Exploração traduzida em lei, durante o fascismo, legalizando os locais de prostituição, para garantir a salubridade das mulheres prostituídas, satisfazendo os clientes, apenas com a condição de terem mais de 20 anos e não perturbarem a vizinhança. A profissionalização não será mais do que o regresso a esta vida sem luz, nas sombras, sob o falso pretexto da protecção. Os estados serão parceiros comerciais dos proxenetas e lucrarão com a exploração do corpo humano e todos os crimes a ele associados, como referido no Relatório do Observatório já citado.

Representantes de Nações e de Organizações não Governamentais reuniram-se em Junho de 1993 em Viena de Áustria sob os auspícios da ONU, visando uma Conferência Mundial das Nações Unidas sobre os direitos humanos.
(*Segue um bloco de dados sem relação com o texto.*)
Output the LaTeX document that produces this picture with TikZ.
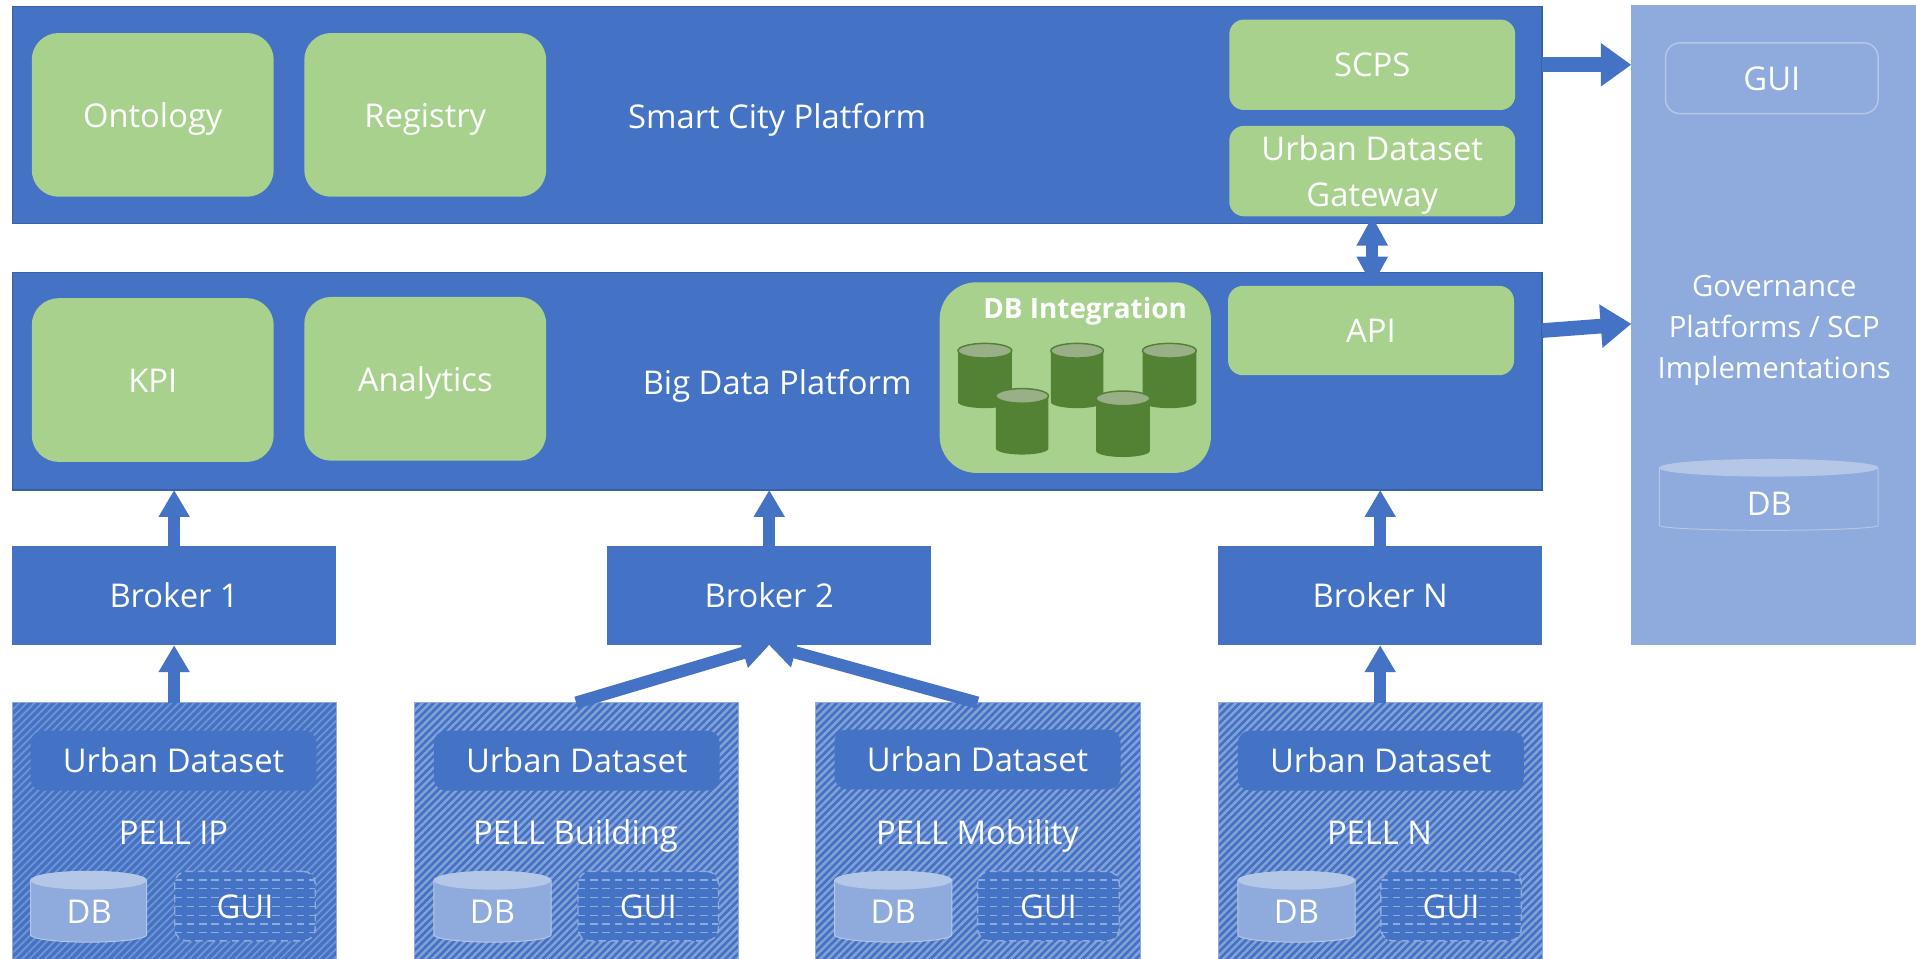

Os representantes presentes asseguraram que os direitos das mulheres fossem reconhecidos como direitos humanos.

«Os direitos humanos das mulheres e das meninas são inalienáveis, integrais e são uma parte indivisível dos direitos humanos universais.»

«A violência baseada no sexo e todas as formas de perseguição e exploração sexual, incluindo aquelas resultantes de preconceitos culturais e tráfico internacional são incompatíveis com a dignidade e valor da pessoa humana e devem ser eliminados.» (Declaração e Plataforma de Acção de Viena, 1993, p. 33)

Assim, o tema da violência está indissociavelmente ligado aos direitos humanos.

Por este motivo, hoje, no dia em que se assinala o Dia Europeu contra o Tráfico de Seres Humanos, o PCP entende ser imperioso o reconhecimento da exploração na prostituição como violação dos direitos humanos pelo Governo português, bem como a tomada de medidas urgentes que sejam um efectivo combate ao tráfico e à exploração sexual.

Assim, ao abrigo da alínea b) do n.º 1 do Artigo 4.º do Regimento, os Deputados abaixo assinados do Grupo Parlamentar do PCP propõem que a Assembleia da República recomende ao Governo, nos termos do n.º 5 do Artigo 166.º da Constituição:

- O reconhecimento da exploração na prostituição como violação dos direitos humanos;

- A tomada de medidas urgentes de proibição de anúncios nos meios de comunicação social que, directa ou indirectamente, incitem à prostituição ou angariação de clientes para a prostituição;

- O lançamento de campanhas contra o tráfico e a exploração na prostituição em locais estratégicos, nomeadamente terminais de autocarros, estações de comboios e metros e aeroportos;

- A isenção de custas judiciais e atribuição de apoio judiciário com base na presunção de insuficiência de rendimentos para as vítimas de tráfico e para pessoas prostituídas;
- A criação de um apoio financeiro específico e transitório para vítimas de tráfico e pessoas prostituídas;

- Reforço da rede pública de casas-abrigo para vítimas de tráfico de seres humanos e de prostituição;

- A criação de uma linha telefónica SOS específica para casos de tráfico de seres humanos e exploração na prostituição;

- A adopção de medidas legislativas de protecção das vítimas de tráfico e exploração na prostituição, no seguimento da Convenção para a Eliminação de Todas as Formas de Discriminação contra as Mulheres e da Declaração e Plataforma de Acção de Viena.